Your task.
Only the lines from the line that has "Convert this diagram to TikZ code." through the line that has "(0,0) rectangle (655,-449);" should be reproduced, exactly and with both ends kept.

Entries shown.

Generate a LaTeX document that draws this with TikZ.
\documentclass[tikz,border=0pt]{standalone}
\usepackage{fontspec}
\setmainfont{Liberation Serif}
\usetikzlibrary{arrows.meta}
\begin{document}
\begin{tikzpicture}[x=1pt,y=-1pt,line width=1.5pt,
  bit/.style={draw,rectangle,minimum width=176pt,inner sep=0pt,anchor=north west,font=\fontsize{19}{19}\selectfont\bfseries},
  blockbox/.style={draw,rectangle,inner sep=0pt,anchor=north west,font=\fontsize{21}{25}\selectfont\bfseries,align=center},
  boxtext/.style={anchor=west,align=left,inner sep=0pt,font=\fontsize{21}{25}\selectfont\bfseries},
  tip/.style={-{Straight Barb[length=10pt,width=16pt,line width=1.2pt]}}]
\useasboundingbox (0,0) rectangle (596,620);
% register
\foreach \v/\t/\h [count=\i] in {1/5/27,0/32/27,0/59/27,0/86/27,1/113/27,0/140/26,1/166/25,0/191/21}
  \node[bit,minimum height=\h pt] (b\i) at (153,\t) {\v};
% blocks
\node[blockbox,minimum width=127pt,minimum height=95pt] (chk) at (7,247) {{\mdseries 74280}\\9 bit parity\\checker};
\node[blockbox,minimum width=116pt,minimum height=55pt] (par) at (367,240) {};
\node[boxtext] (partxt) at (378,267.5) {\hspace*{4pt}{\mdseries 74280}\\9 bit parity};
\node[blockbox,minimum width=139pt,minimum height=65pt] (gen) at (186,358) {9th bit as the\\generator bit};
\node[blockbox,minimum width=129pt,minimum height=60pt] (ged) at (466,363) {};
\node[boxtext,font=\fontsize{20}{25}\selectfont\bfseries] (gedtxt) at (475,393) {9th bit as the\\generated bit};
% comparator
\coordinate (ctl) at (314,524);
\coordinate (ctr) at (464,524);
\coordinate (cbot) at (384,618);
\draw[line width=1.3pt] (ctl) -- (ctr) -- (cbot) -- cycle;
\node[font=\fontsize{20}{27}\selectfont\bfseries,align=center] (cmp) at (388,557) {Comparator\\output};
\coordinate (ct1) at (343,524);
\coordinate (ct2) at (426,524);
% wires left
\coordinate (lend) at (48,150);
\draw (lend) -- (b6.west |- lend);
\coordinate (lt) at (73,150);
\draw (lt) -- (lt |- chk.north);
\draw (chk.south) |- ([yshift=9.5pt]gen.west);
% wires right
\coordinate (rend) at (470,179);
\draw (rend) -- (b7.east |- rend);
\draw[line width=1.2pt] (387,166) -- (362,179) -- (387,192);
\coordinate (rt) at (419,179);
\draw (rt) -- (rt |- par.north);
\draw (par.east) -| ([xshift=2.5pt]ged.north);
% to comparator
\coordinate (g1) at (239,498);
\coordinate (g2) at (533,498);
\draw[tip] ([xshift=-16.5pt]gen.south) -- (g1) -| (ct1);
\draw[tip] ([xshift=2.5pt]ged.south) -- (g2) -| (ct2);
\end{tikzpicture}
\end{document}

==

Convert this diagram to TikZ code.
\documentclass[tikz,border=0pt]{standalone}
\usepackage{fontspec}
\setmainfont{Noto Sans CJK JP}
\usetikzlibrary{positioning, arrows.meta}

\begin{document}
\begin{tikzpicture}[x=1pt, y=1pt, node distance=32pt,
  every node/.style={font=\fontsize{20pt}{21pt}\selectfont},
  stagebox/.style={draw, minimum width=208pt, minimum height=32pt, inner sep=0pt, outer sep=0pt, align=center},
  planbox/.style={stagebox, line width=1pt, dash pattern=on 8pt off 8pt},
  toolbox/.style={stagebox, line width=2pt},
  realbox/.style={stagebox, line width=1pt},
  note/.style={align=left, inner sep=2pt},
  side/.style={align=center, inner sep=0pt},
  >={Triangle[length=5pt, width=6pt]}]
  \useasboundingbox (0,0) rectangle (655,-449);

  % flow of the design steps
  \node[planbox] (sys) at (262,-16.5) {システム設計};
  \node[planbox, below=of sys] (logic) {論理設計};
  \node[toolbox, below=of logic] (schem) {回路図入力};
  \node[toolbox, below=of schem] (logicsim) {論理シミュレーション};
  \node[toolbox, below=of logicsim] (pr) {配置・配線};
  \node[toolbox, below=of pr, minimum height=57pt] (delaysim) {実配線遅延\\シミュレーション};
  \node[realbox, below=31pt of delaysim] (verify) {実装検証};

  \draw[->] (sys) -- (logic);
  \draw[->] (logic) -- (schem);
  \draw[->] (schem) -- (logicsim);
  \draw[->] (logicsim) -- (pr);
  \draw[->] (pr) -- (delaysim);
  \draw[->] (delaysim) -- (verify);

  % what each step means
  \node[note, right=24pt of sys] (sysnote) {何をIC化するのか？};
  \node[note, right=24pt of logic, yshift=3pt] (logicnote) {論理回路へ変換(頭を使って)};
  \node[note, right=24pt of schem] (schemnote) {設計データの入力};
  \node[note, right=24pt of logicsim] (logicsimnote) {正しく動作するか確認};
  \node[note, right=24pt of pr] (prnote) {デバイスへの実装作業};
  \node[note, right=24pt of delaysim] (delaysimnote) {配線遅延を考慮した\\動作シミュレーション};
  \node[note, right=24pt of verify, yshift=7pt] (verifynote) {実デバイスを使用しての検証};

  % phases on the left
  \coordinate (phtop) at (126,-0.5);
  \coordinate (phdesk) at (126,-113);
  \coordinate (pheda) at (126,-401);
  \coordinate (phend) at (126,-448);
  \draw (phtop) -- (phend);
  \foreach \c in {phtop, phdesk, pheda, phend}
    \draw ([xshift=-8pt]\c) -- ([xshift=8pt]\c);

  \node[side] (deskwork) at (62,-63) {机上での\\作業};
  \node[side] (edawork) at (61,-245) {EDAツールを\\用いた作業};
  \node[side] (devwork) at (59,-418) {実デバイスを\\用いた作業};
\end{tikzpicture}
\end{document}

--

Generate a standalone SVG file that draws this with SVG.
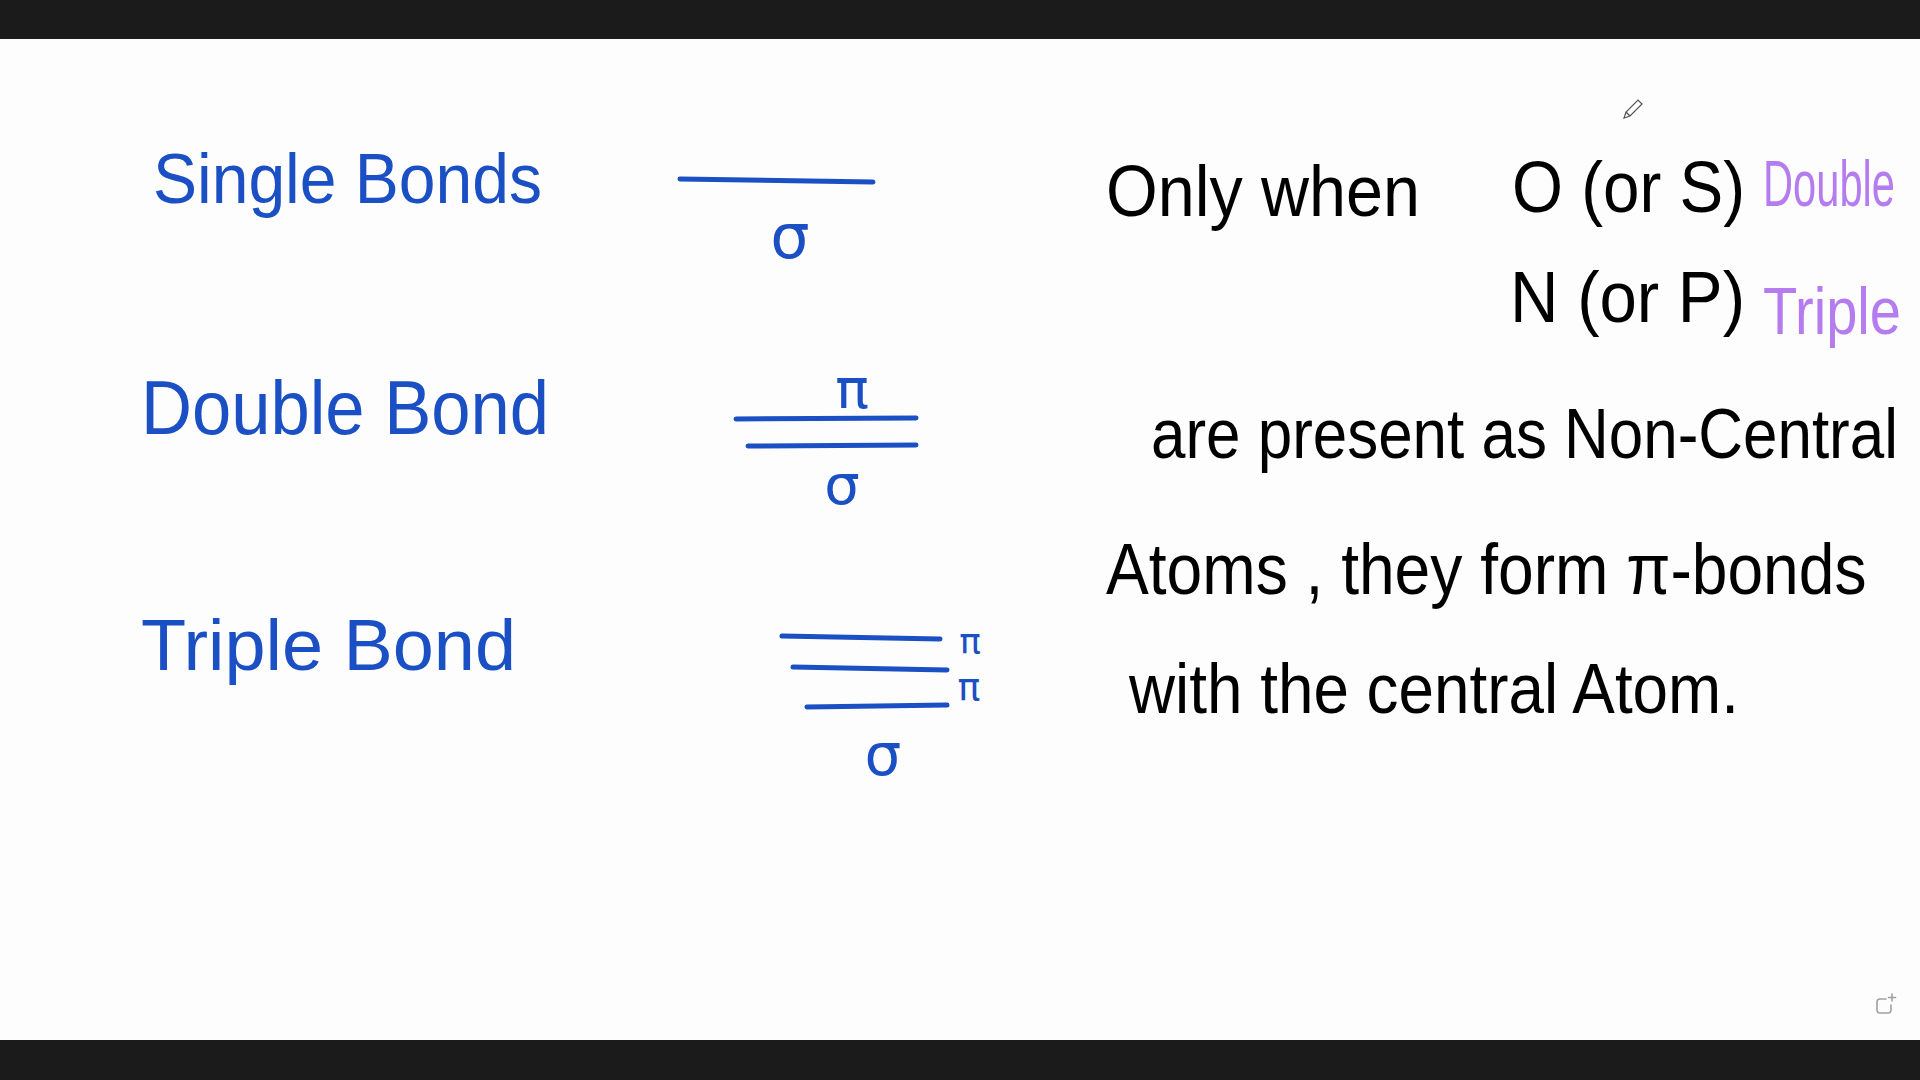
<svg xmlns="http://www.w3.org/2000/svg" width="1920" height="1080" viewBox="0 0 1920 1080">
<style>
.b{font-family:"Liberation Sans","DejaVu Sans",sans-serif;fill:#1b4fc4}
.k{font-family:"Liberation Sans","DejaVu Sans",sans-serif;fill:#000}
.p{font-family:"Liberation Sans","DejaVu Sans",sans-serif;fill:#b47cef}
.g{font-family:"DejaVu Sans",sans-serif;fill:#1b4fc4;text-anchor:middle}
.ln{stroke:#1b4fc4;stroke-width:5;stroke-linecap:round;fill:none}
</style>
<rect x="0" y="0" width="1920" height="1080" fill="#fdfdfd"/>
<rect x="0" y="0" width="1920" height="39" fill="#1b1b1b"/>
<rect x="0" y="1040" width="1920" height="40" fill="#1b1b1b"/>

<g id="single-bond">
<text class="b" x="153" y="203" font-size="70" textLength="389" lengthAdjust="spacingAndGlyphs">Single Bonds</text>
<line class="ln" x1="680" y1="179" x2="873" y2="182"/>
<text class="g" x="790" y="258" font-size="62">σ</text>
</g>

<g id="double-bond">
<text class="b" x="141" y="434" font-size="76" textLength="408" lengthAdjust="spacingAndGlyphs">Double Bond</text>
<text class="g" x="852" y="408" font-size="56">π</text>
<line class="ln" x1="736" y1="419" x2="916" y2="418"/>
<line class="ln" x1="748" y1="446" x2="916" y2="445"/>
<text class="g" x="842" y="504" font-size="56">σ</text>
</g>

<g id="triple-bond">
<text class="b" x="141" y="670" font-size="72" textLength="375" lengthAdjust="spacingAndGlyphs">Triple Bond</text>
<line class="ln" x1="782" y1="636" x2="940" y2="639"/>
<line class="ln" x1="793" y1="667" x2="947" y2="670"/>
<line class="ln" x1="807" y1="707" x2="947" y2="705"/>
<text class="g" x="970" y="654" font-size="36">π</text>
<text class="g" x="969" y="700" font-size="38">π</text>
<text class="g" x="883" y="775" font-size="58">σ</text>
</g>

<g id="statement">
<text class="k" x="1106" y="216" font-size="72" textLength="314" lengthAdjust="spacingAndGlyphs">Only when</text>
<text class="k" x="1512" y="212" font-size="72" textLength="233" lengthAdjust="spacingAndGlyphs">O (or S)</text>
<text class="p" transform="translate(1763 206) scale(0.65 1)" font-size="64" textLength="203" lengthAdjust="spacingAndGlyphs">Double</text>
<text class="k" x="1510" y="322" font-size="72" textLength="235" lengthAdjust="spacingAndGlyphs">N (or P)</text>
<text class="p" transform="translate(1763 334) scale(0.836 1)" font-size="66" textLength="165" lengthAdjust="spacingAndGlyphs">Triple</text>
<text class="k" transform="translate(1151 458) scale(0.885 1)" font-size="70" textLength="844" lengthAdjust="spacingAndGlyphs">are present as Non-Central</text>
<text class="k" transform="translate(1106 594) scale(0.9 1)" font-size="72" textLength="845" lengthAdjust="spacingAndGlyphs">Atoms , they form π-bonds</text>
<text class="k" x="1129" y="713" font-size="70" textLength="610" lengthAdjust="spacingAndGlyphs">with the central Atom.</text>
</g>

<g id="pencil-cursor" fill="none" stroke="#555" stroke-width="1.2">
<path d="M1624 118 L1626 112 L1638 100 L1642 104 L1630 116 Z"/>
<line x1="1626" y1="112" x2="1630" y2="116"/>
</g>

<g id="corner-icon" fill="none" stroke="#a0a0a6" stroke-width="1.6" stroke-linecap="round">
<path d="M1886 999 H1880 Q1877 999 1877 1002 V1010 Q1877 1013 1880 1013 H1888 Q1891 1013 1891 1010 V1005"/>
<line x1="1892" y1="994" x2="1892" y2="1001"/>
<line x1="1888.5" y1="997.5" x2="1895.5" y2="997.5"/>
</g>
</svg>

Correct result.
Convert this diagram to TikZ code.
\documentclass[tikz,border=0pt]{standalone}
\usepackage{fontspec}
\setmainfont{Noto Sans CJK JP}
\usetikzlibrary{positioning, arrows.meta}

\begin{document}
\begin{tikzpicture}[x=1pt, y=1pt, node distance=32pt,
  every node/.style={font=\fontsize{20pt}{21pt}\selectfont},
  stagebox/.style={draw, minimum width=208pt, minimum height=32pt, inner sep=0pt, outer sep=0pt, align=center},
  planbox/.style={stagebox, line width=1pt, dash pattern=on 8pt off 8pt},
  toolbox/.style={stagebox, line width=2pt},
  realbox/.style={stagebox, line width=1pt},
  note/.style={align=left, inner sep=2pt},
  side/.style={align=center, inner sep=0pt},
  >={Triangle[length=5pt, width=6pt]}]
  \useasboundingbox (0,0) rectangle (655,-449);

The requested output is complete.